La Puglia è la regione, l’unica, che offre luoghi e panorami tanto cangianti, quanto affascinanti. Da nord a sud la metamorfosi è impressionante e chiunque vi si rechi non può che restarne ammaliato. Dal Gargano al Salento le costanti restano la terra, il sole, il mare. Non si può opporre resistenza ai sapori e ai profumi di cui è intrisa. Ma la Puglia è anche lavoro, fatica, è terra brulla e sole cocente.
E i ricordi tornano a galla come fossero terre sommerse.
Le spighe di grano svolazzanti sotto il vento, le girandole dell’acqua che alla sera ed al mattino presto rifocillavano le piante arse dal sole, i campi di anguria, i lunghi filari di vigne i cui grappoli d’uva sembravano smeraldi… sono passati diversi anni, ma a volte tutto sembra immutato.
Ricordo che quando si andava a lavorare nei campi la sveglia al mattino era sempre molto presto. Alle 4 mio nonno era già in piedi: presto il sole si sarebbe alzato e reso impossibile il lavoro. Lo rivedo qui davanti a me: cappello di paglia in testa, camicia a maniche lunghe e pantaloni lunghi. “Ma nonno” gli dicevo sempre “Così avrai caldo”. Ma lui mi rispondeva che era l’unico modo per proteggersi dai potenti raggi del sole che, già dopo poche ore dal suo sorgere, sarebbero diventati così potenti che gli avrebbero bruciato la pelle. Alle 11 rientrava a casa, madido di sudore, con gli occhi rossi, e le mani sporche di terra. Dopo un riposo di qualche ora, ritornava nei campi, non prima delle 4 e mezza del pomeriggio.

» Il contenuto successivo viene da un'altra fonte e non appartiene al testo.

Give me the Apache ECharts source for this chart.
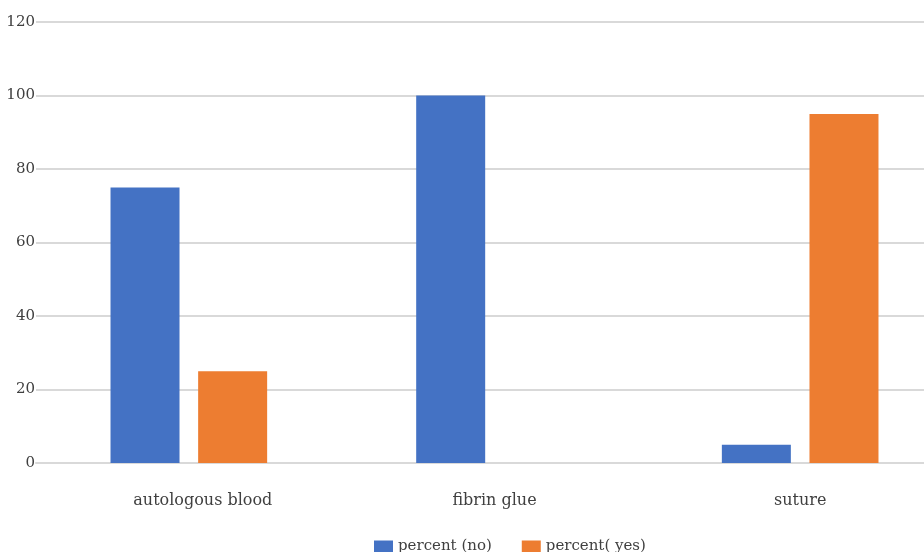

A quell’ora il sole bruciava ancora, ma non uccideva. Lo sapevano bene i “vecchi”, sapevano che il sole ammazza, sapevano che il sole avrebbe reso orfani i loro figli, di madre e di padre. Oggi non sembra più essere così e i meravigliosi pomodori che arrivano sulle nostre tavole sono tinti di sangue, quel sangue di uomini e donne che per qualche euro, lavorano anche quando il sole sembra lanciare sulla terra dardi di fuoco e l’aria diventa irrespirabile.
Dal nord al sud della Puglia, li vedi ricurvi nei campi, senza volto, che pregano in silenzio di sopravvivere, privati persino dell’acqua, che quando c’è, mista alla terra, diventa un macigno difficile da deglutire. Si muore di caldo in Puglia. Si muore perché le condizioni di lavoro nei campi diventano sempre più disumane. Per pochi euro. Due o tre all’ora. Che non garantiscono la vita, ma la deturpano, la calpestano, rubando a questi uomini e q queste donne senza nome e senza volto, la dignità.
“Nessuno vuole più fare lavori di fatica” senti spesso dire. E allora ci sono gli stranieri, gli africani, quelli che già hanno la pelle scura e il viso scavato dal dolore, loro che per pochissimi euro vivono e lavorano al margine. In baracche pericolanti i loro materassi diventano pile ammassate di terrore, un rifugio che non protegge dalla viltà umana.

Tra caporalato e sfruttamento, continuano ad abbassare la testa, continuano a tenere le labbra serrate perché un lamento non è consentito. Un lamento ammazza più del sole. E allora meglio tornare faccia a terra, con la schiena curva per ore, con le ginocchia consumate dal dolore e le mani piene di calli che ormai si congiungono solo per pregare.
Quanta amarezza, quanto indifferenza, quanta morte.
Ciò che arriva nel nostro piatto è frutto del loro sacrificio, della loro “schiavitù”.
Il presidente della regione Puglia, Emiliano, ha emanato un’ordinanza in cui si vieta il lavoro nei campi dalle ore 12.00 alle ore 16.30. Penso: serviva un’ordinanza o solo un po’ di buon senso e coscienza?
Una legge già c’è e tutela la salute e la sicurezza di tutti i lavoratori e di tutte le lavoratrici, che non consente lo sfruttamento, che garantisce condizioni di lavoro dignitose e uguali per tutti e tutte.
Qui manca la cultura della sicurezza, senti spesso dire. Se pensi a queste cose non guadagni più niente. E allora, poco o tanto che sia, si guadagna sulla pelle altrui, perché quella “vale meno”.
Non voglio pensare che ci si voglia arrendere a questo, non voglio credere che a causa dell’ignoranza di pochi si continui a morire in tanti.
Le leggi ci sono, applichiamole. Il buon senso esiste, usiamolo. La coscienza c’è, ascoltiamola.
Non trinceriamoci dietro i confini, non schermiamoci dietro quel “tanto così si fa”: la terra non può nutrirsi del sangue di quelli che, solo perché hanno la pelle scura, non hanno diritto alla vita ed alla dignità!